If we agree that these activities, and many more, are fundamental to the success of our organisations, why does HR have not a permanent seat at the top table more often?

Is it because, in the eyes of chief executives and elected members, local government HR leaders are not sufficiently strategic or capable enough when compared to, say, accountants?  I do hope not. 

I suspect the answer lies, as it often does, in context. Unlike most of their comparators across the public, private and voluntary sectors, local authorities deliver an incredibly broad range of services. Readers of these pages understand that of course.  

Aside from one or two outliers that have re-adopted the committee system (for understandable reasons), most large organisations call for streamlined decision making at pace. Large senior management teams can be unwieldy and corporate support functions are often represented through one person who seeks to ‘join the dots’.

Returning to my earlier question, does it matter? For years I have been advocating for HR to have a permanent seat at the top table and I suspect I will continue to do so. However, I have come to the conclusion that it matters less than I thought it did. 

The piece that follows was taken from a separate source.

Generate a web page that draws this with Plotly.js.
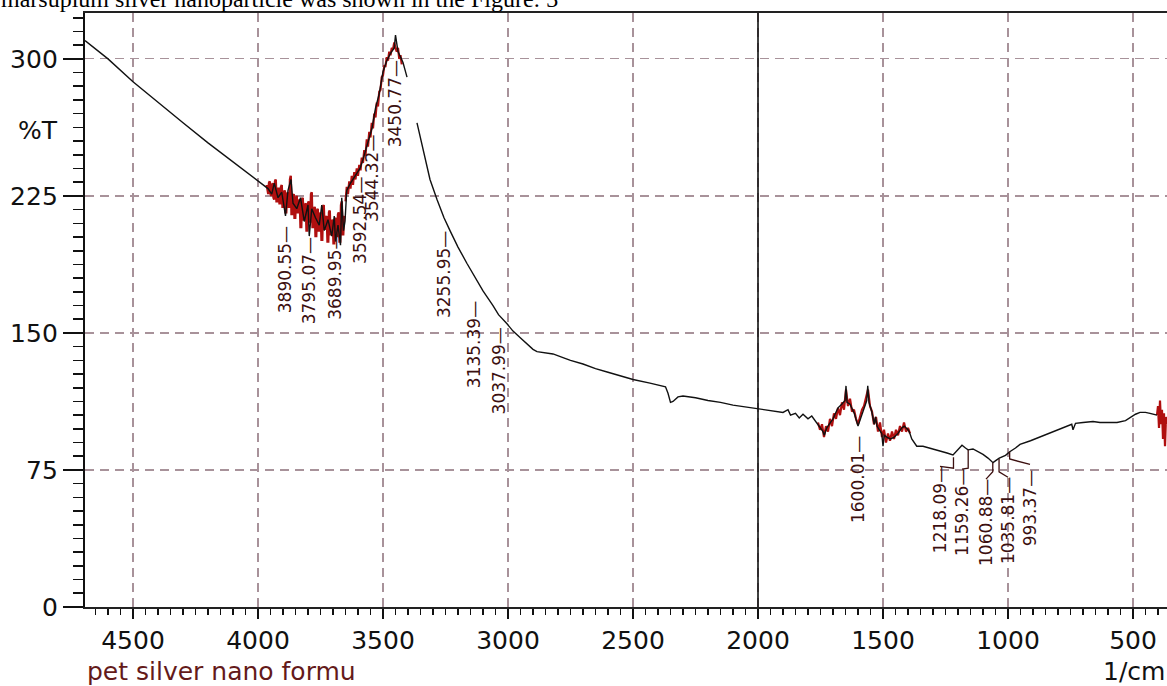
<!DOCTYPE html>
<html>
<head>
<meta charset="utf-8">
<script src="https://cdn.plot.ly/plotly-3.0.1.min.js"></script>
<style>html,body{margin:0;padding:0;background:#fff;}#chart{width:1167px;height:686px;}</style>
</head>
<body>
<div id="chart"></div>
<script>
// ---- main spectrum (black) ----
const wavenumber = [4692,4600,4500,4400,4300,4200,4100,4000,3960,3945,3935,3920,3905,3890,3880,3868,3860,3845,3830,3815,3800,3795,3785,3770,3755,3745,3735,3720,3705,3695,3690,3680,3670,3665,3658,3652,
 3645,3630,3610,3592,3580,3564,3544,3530,3515,3500,3485,3470,3455,3450,3445,3440,3430,3420,3410,3404,null,
 3364,3340,3312,3284,3256,3232,3200,3164,3135,3100,3060,3038,3004,2980,2952,2924,2900,2884,2850,2820,2780,2750,2700,2650,2600,2564,2500,2432,2400,2370,2360,2350,2340,2330,2320,2300,2250,2200,2150,2100,2050,2000,1950,1900,1880,1870,1850,1835,1820,1800,1785,
 1770,1755,1740,1735,1725,1710,1700,1690,1680,1665,1652,1648,1644,1632,1615,1600,1590,1575,1565,1561,1556,1545,1535,1530,1524,1515,1505,1500,1495,1485,1470,1455,1440,1425,1415,1400,1395,1385,1375,1365,1340,1312,1280,1244,1220,1200,1184,1170,1160,1140,1120,1100,1080,1060,1045,1035,1010,993,970,952,910,872,830,792,764,745,740,730,700,660,632,600,564,530,512,490,472,450,432,410,404];
const transmittance = [310,300,287.5,276,265,254,243.5,233.5,229,226,232,224,227,214,228,234,221,218,224,211,220,203,218,213,209,220,206,212,203,214,200,209,198,224,206,211,
 228,232,236,240,245,253,262,273,281,293,299,303,306,313,308,304,301,298,293,290,null,
 265,250,234,223,213,206,197,188,181,173,165,160,155,151,147.5,144,141,139.8,139,138.5,136.5,135,133,130.5,128.5,127,124.5,122.5,121.5,120.5,117,112,112.5,113.5,115,115.5,114.5,113,112,110.5,109.5,108.5,107.5,106.5,108,105,106,103.5,105.5,103,104.5,
 101.5,99,96,94,98,101,103,106,109,111,113,121,112,111,106,99,103,110,113,121,112,107,100,104,99,97,95,88,94,93,92,93,95,98,99,97,96,92,90,88,88,87,86,84.3,83.2,86,88.5,87,86,86.5,85,83.5,81.5,79,80.5,81.5,83,85,87,89,91,93,95.5,97.5,99,100,97,100.5,101,101.5,101,101,101,102,103.5,105.5,106.5,106.5,106,105.5,105];

// ---- noisy segments (red) ----
const noiseA_wn = [3965,3962,3959,3956,3953,3950,3947,3944,3941,3938,3935,3932,3929,3926,3923,3920,3917,3914,3911,3908,3905,3902,3899,3896,3893,3890,3887,3884,3881,3878,3875,3872,3869,3866,3863,3860,3857,3854,3851,3848,3845,3842,3839,3836,3833,3830,3827,3824,3821,3818,3815,3812,3809,3806,3803,3800,3797,3794,3791,3788,3785,3782,3779,3776,3773,3770,3767,3764,3761,3758,3755,3752,3749,3746,3743,3740,3737,3734,3731,3728,3725,3722,3719,3716,3713,3710,3707,3704,3701,3698,3695,3692,3689,3686,3683,3680,3677,3674,3671,3668,3665,3662,3659,3656,3653];
const noiseA_T  = [231,227,226,232,233,226,225,231,232,224,223,233,234,222,222,229,229,221,221,230,231,219,219,227,228,216,216,226,227,219,219,234,236,215,215,225,226,213,213,224,225,216,216,222,223,208,208,223,224,212,212,220,221,206,206,221,222,211,211,226,227,208,208,218,219,203,203,217,218,206,206,215,216,201,201,219,220,207,207,213,214,200,200,216,217,204,204,211,212,199,199,212,213,203,203,215,216,200,200,220,222,204,204,213,214];
const noiseB_wn = [3650,3645,3640,3635,3630,3625,3620,3615,3610,3605,3600,3595,3590,3585,3580,3575,3570,3565,3560,3555,3550,3545,3540,3535,3530,3525,3520,3515,3510,3505,3500,3495,3490,3485,3480,3475,3470,3465,3460,3455,3450,3445,3440,3435,3430,3425];
const noiseB_T  = [222,230,226,233,229,236,231,238,234,240,236,242,239,246,243,250,247,256,252,260,257,265,262,270,268,276,274,282,283,290,291,296,296,301,299,304,302,306,305,309,306,304,306,300,302,297];
const noiseC_wn = [1760,1752,1744,1736,1728,1720,1712,1704,1696,1688,1680,1672,1664,1656,1648,1640,1632,1624,1616,1608,1600,1592,1584,1576,1568,1560,1552,1544,1536,1528,1520,1512,1504,1496,1488,1480,1472,1464,1456,1448,1440,1432,1424,1416,1408,1400,1392];
const noiseC_T  = [101,97,100,93,99,96,103,99,106,103,109,105,112,108,119,110,114,107,108,103,100,104,108,110,114,119,110,107,100,104,96,101,93,97,90,95,91,96,92,97,94,99,96,101,96,98,95];
const noiseD_wn = [404,400,396,392,388,384,380,376,372,368,364];
const noiseD_T  = [105,110,98,113,100,108,92,106,88,104,100];

// ---- peak labels ----
const peakWn    = [3890.55,3795.07,3689.95,3592.54,3544.32,3450.77,3255.95,3135.39,3037.99,1600.01,1218.09,1159.26,1060.88,1035.81,993.37];
const peakText  = ["3890.55","3795.07","3689.95","3592.54","3544.32","3450.77","3255.95","3135.39","3037.99","1600.01","1218.09","1159.26","1060.88","1035.81","993.37"];
const labelWn   = [3890.55,3795.07,3689.95,3592.54,3544.32,3450.77,3255.95,3135.39,3037.99,1600.01,1272,1184,1088,1000,912];
const labelT    = [184.5,178.4,181,211.8,234.8,275.3,181.7,143.4,129.2,69.5,53,51.5,46,47,54];
const curveT    = [null,null,null,null,null,null,null,null,null,null,82,86,79,81,85];
const kinkT     = [null,null,null,null,null,null,null,null,null,null,76,76,74,74,81];

// ---- axis ticks ----
const xTicks = [4500,4000,3500,3000,2500,2000,1500,1000,500];
const yTicks = [0,75,150,225,300];

const RED = '#b00f0f';
const LABEL_COLOR = '#3c1010';

const traces = [
  {x: noiseA_wn, y: noiseA_T, mode:'lines', line:{color:RED, width:2.4}, hoverinfo:'skip'},
  {x: noiseB_wn, y: noiseB_T, mode:'lines', line:{color:RED, width:2.2}, hoverinfo:'skip'},
  {x: noiseC_wn, y: noiseC_T, mode:'lines', line:{color:RED, width:2.2}, hoverinfo:'skip'},
  {x: noiseD_wn, y: noiseD_T, mode:'lines', line:{color:RED, width:2.2}, hoverinfo:'skip'},
  {x: wavenumber, y: transmittance, mode:'lines', connectgaps:false, line:{color:'#111', width:1.4}, hoverinfo:'skip'}
];

const annotations = [];
const shapes = [];
for (let i = 0; i < peakWn.length; i++) {
  annotations.push({
    x: labelWn[i], y: labelT[i], xref:'x', yref:'y', showarrow:false,
    text: peakText[i] + '\u2014', textangle:-90,
    font:{family:'DejaVu Sans', size:17, color:LABEL_COLOR},
    xanchor:'center', yanchor:'middle'
  });
  if (curveT[i] !== null) {
    shapes.push({type:'path', xref:'x', yref:'y',
      path: `M ${peakWn[i]} ${curveT[i]} L ${peakWn[i]} ${kinkT[i]} L ${labelWn[i]} ${labelT[i] + 24}`,
      line:{color:LABEL_COLOR, width:1.3}});
  }
}
// solid divider at 2000
shapes.push({type:'line', xref:'x', yref:'paper', x0:2000, x1:2000, y0:0, y1:1, line:{color:'#111', width:1.6}});

annotations.push(
  {xref:'paper', yref:'paper', x:-0.0434, y:0.803, text:'%T', showarrow:false,
   font:{family:'DejaVu Sans', size:25, color:'#111'}, xanchor:'center', yanchor:'middle'},
  {xref:'paper', yref:'paper', x:0, y:-0.108, text:'pet silver nano formu', showarrow:false,
   font:{family:'DejaVu Sans', size:25, color:'#641a1a'}, xanchor:'left', yanchor:'middle'},
  {xref:'paper', yref:'paper', x:1, y:-0.108, text:'1/cm', showarrow:false,
   font:{family:'DejaVu Sans', size:25, color:'#111'}, xanchor:'right', yanchor:'middle'},
  {xref:'paper', yref:'paper', x:-0.0795, y:1.023, text:'marsupium silver nanoparticle was shown in the Figure: 3', showarrow:false,
   font:{family:'Liberation Serif', size:24, color:'#000'}, xanchor:'left', yanchor:'middle'}
);

const layout = {
  width:1167, height:686,
  margin:{l:85, r:0, t:13, b:79},
  paper_bgcolor:'#fff', plot_bgcolor:'#fff',
  showlegend:false,
  xaxis:{
    range:[4692, 364], tickmode:'array', tickvals:xTicks, ticktext:xTicks.map(String),
    ticks:'outside', ticklen:10, tickwidth:1.5, tickcolor:'#111',
    minor:{dtick:50, tick0:0, ticks:'outside', ticklen:6, tickwidth:1.3, tickcolor:'#111', showgrid:false},
    showline:true, linecolor:'#222', linewidth:1.6, mirror:true,
    showgrid:true, gridcolor:'#a8929a', gridwidth:1.2, griddash:'9px,6px',
    zeroline:false, tickfont:{family:'DejaVu Sans', size:25, color:'#111'}
  },
  yaxis:{
    range:[0, 325.1], tickmode:'array', tickvals:yTicks, ticktext:yTicks.map(String),
    ticks:'outside', ticklen:20, tickwidth:1.6, tickcolor:'#111',
    minor:{dtick:7.5, tick0:0, ticks:'outside', ticklen:10, tickwidth:1.6, tickcolor:'#111', showgrid:false},
    showline:true, linecolor:'#111', linewidth:2.2,
    showgrid:true, gridcolor:'#a8929a', gridwidth:1.2, griddash:'9px,6px',
    zeroline:false, tickfont:{family:'DejaVu Sans', size:25, color:'#111'}
  },
  annotations: annotations,
  shapes: shapes
};

Plotly.newPlot('chart', traces, layout, {displayModeBar:false, staticPlot:true});
</script>
</body>
</html>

Good chief executives pay attention to what good people have to say, wherever they are in an organisation. The principal HR officer might report to the resources director, but the capable ones always have the ear of the chief executive and are well respected by their colleagues and elected members for the value they add. Many make outstanding contributions while making occasional formal visits to the top table but are always present at the key moments and at the heart of decision-making. 

So, if we agree that people matter, my plea to chief executives is to seek out good HR advice wherever you can find it and keep your principal people advisor close. And for HR colleagues wanting a seat at the top table, my advice to you to is to keep adding real value, day after day and week after week. 

By helping colleagues to solve the big problems, you should find your voice is required around the top table more regularly.